**PROBLEM**. Write again exactly the lines in the listing below, starting at the line with "What HTML would" and ending at the line with "rate by year</text>", both included. Pictures are not copied.

**LISTED RECORDS**.
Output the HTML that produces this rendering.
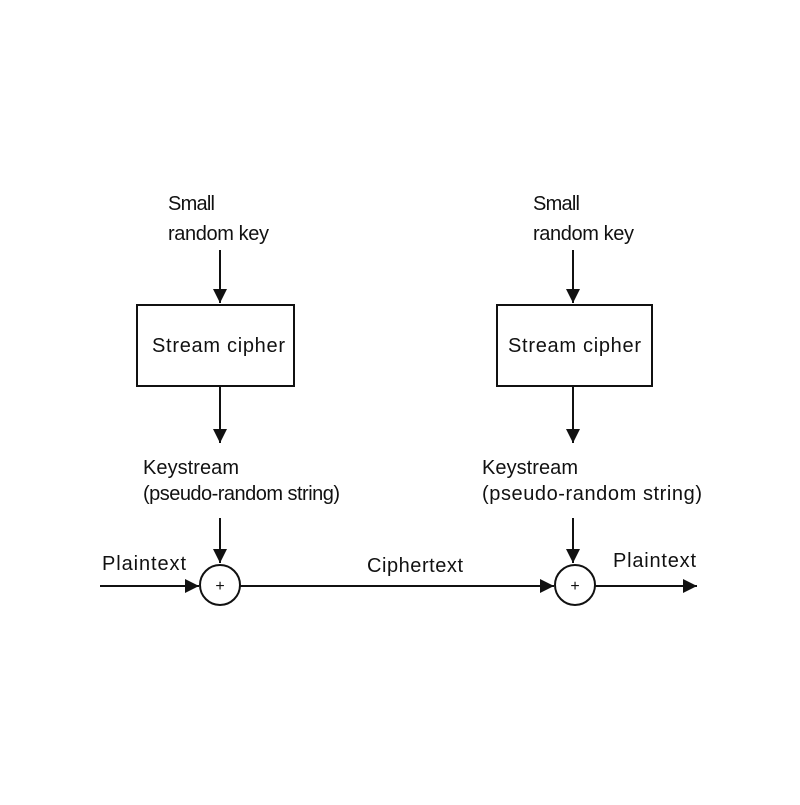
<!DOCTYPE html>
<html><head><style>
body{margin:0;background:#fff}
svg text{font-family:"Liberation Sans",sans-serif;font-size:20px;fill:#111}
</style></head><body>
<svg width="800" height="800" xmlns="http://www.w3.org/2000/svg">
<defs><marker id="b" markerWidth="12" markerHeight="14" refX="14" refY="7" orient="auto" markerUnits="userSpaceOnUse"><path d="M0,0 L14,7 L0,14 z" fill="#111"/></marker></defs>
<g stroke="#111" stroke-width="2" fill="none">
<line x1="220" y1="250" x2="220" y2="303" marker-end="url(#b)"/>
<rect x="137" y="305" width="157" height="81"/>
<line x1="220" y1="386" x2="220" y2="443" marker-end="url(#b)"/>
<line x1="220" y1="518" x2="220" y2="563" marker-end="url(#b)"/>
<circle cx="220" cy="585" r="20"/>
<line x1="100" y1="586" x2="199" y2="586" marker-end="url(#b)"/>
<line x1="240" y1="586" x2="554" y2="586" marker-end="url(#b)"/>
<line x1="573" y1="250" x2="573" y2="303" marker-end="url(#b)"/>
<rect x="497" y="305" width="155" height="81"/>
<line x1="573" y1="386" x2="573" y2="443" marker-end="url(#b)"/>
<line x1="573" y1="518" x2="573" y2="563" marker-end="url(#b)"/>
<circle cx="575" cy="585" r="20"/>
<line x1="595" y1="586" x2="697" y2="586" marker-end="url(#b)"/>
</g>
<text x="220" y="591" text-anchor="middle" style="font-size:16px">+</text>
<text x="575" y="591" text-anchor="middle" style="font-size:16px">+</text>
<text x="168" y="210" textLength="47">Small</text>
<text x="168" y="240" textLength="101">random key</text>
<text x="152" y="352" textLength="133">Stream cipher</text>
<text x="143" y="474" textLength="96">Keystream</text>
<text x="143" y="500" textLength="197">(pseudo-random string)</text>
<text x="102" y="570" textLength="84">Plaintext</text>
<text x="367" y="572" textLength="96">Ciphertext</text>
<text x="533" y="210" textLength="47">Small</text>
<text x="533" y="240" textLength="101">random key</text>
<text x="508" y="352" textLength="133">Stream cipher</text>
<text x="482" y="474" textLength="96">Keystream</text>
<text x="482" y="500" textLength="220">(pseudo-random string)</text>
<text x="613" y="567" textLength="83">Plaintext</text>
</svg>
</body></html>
==
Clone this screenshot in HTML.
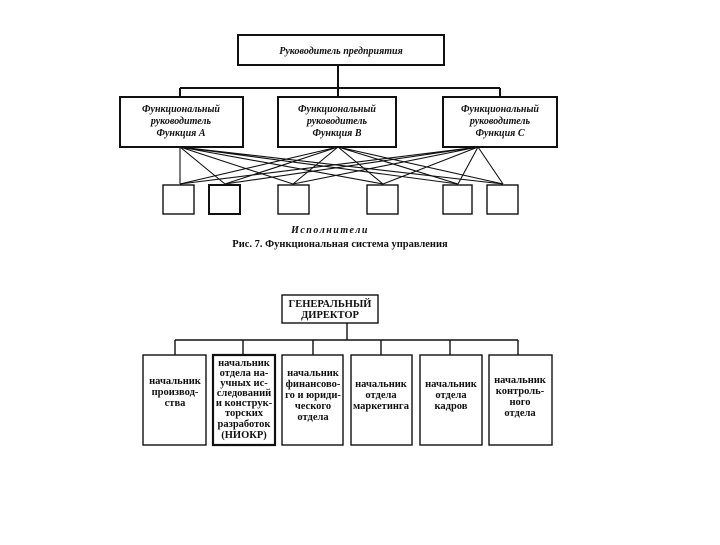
...
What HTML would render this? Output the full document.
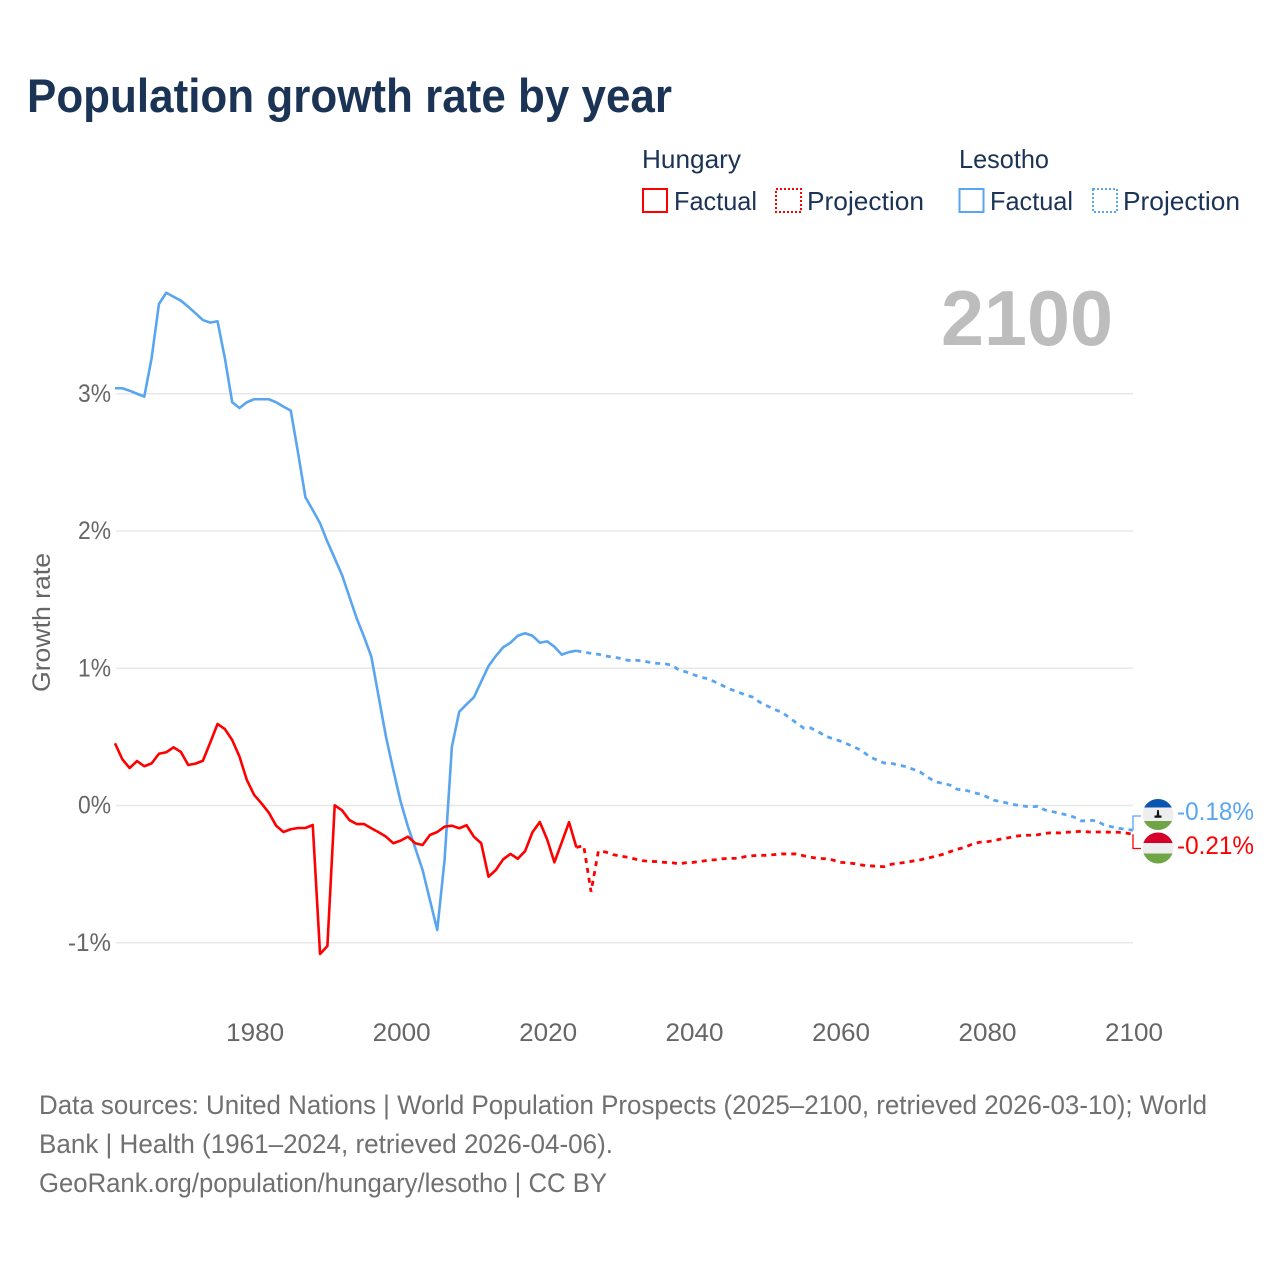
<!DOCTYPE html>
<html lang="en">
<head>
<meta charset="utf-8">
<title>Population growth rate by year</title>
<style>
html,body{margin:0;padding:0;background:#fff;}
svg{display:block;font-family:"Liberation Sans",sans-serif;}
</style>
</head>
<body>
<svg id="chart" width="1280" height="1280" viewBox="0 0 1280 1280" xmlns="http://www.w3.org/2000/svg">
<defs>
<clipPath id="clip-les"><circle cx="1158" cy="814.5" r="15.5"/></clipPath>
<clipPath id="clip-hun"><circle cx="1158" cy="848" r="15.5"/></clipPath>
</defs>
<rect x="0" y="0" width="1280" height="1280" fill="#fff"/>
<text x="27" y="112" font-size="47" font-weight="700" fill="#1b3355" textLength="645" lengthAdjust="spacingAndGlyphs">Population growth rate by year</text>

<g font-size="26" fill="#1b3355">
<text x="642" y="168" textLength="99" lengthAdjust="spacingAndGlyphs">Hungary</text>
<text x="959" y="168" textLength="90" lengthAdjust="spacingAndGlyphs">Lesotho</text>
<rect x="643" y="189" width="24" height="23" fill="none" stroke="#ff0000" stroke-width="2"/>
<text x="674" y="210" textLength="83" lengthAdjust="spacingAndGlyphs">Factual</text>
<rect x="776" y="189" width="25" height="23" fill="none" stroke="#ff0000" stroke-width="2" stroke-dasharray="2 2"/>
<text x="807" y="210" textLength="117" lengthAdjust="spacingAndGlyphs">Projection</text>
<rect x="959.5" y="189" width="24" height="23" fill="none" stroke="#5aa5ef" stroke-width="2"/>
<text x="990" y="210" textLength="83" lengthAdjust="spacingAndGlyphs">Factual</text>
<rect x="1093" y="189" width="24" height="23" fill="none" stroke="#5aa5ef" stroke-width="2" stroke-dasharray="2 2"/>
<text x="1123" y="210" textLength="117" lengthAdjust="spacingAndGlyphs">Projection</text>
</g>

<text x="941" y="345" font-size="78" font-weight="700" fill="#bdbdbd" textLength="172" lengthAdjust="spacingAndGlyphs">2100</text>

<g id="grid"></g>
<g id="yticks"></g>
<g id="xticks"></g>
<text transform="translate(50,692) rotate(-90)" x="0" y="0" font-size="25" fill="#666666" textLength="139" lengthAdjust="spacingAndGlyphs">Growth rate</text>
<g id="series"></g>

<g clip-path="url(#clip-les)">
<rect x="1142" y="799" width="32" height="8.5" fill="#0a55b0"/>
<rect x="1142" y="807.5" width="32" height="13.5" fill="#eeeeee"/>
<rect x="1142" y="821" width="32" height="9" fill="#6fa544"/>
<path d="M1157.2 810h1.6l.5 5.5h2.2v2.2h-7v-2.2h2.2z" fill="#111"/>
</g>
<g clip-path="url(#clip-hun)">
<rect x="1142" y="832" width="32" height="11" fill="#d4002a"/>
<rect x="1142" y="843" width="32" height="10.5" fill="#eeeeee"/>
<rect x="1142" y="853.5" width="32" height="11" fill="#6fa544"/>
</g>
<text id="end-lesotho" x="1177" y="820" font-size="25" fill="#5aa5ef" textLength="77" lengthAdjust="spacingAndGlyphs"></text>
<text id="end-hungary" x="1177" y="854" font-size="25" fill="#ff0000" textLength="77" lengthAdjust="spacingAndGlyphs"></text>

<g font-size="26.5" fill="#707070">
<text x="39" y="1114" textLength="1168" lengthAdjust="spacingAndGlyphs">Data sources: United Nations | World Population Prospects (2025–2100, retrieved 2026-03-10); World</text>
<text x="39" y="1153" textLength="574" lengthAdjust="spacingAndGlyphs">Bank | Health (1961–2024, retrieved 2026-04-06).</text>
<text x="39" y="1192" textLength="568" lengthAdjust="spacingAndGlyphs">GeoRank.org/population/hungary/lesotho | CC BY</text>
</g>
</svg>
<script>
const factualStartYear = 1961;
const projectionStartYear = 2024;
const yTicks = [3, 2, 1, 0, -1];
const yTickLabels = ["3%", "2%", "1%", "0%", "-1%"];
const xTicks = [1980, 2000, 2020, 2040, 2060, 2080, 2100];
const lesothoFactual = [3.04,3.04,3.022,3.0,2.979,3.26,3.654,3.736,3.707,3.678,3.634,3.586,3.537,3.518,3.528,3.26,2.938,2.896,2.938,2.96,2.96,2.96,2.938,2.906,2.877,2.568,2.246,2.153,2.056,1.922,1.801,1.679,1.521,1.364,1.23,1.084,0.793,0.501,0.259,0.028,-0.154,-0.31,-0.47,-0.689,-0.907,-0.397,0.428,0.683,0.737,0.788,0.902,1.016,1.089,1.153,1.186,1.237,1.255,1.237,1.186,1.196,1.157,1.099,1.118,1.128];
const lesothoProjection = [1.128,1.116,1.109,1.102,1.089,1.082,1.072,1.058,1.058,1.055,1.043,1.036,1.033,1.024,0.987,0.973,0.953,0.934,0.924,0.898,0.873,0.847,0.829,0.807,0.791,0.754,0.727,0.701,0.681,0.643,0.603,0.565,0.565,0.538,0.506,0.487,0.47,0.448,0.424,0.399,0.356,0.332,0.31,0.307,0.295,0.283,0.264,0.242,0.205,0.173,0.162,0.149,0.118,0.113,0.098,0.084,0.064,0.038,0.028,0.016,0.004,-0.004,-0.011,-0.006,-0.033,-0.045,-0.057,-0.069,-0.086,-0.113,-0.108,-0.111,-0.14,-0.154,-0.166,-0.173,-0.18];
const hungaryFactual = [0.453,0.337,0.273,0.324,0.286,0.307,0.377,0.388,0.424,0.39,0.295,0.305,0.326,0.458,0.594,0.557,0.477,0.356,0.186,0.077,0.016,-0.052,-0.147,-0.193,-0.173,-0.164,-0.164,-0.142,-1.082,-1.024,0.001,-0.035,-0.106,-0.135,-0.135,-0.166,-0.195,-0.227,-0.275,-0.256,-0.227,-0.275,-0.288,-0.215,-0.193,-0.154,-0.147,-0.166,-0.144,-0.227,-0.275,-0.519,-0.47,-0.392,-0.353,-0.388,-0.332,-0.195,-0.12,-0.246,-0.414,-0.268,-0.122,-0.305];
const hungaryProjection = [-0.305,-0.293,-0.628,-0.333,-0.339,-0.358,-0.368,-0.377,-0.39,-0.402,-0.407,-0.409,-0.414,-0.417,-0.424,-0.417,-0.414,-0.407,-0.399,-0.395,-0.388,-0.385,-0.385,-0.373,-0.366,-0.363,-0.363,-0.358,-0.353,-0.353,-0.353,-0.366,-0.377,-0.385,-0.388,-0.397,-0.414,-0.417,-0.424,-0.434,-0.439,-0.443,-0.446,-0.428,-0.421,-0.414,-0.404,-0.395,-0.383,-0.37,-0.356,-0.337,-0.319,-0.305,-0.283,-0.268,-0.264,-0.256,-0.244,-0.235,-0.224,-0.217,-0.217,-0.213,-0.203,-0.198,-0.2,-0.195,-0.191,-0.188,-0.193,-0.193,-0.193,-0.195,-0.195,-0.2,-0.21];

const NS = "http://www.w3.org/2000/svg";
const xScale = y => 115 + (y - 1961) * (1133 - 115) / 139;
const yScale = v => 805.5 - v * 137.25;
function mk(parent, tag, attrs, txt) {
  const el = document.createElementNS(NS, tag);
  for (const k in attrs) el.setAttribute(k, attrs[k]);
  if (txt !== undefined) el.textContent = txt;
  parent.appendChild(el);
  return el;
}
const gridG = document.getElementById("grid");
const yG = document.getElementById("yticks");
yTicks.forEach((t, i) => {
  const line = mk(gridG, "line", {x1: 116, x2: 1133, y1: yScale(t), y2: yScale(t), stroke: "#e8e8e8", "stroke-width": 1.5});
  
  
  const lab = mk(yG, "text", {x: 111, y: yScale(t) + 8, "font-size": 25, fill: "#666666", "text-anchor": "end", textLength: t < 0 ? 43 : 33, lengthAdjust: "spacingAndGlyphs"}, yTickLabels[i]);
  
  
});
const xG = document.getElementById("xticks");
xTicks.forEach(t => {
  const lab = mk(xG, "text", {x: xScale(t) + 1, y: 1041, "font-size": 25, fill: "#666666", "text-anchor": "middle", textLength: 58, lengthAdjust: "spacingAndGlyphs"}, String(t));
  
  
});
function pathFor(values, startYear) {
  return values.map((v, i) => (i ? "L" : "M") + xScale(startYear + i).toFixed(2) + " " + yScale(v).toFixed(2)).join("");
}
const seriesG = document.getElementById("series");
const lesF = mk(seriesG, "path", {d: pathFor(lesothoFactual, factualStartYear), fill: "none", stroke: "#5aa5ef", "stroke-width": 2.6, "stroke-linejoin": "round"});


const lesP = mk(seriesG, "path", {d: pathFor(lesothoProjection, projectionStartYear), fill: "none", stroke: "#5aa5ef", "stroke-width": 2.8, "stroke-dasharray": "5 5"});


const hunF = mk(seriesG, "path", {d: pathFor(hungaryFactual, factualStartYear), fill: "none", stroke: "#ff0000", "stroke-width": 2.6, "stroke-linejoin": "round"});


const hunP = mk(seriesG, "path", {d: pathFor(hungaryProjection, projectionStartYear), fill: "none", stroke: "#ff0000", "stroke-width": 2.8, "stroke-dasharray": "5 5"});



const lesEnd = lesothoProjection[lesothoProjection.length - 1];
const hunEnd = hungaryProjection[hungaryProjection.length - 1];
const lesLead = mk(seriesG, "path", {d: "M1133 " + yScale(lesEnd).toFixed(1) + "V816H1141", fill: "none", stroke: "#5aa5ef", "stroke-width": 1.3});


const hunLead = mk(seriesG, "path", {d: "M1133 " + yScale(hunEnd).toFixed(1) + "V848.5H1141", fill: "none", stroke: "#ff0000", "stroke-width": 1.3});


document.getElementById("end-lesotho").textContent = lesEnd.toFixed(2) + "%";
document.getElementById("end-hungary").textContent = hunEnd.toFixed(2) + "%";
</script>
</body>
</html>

**RESULT OF THE EXERCISE**.
What HTML would render this? Output the full document.
<!DOCTYPE html>
<html lang="en">
<head>
<meta charset="utf-8">
<title>Population growth rate by year</title>
<style>
html,body{margin:0;padding:0;background:#fff;}
svg{display:block;font-family:"Liberation Sans",sans-serif;}
</style>
</head>
<body>
<svg id="chart" width="1280" height="1280" viewBox="0 0 1280 1280" xmlns="http://www.w3.org/2000/svg">
<defs>
<clipPath id="clip-les"><circle cx="1158" cy="814.5" r="15.5"/></clipPath>
<clipPath id="clip-hun"><circle cx="1158" cy="848" r="15.5"/></clipPath>
</defs>
<rect x="0" y="0" width="1280" height="1280" fill="#fff"/>
<text x="27" y="112" font-size="47" font-weight="700" fill="#1b3355" textLength="645" lengthAdjust="spacingAndGlyphs">Population growth rate by year</text>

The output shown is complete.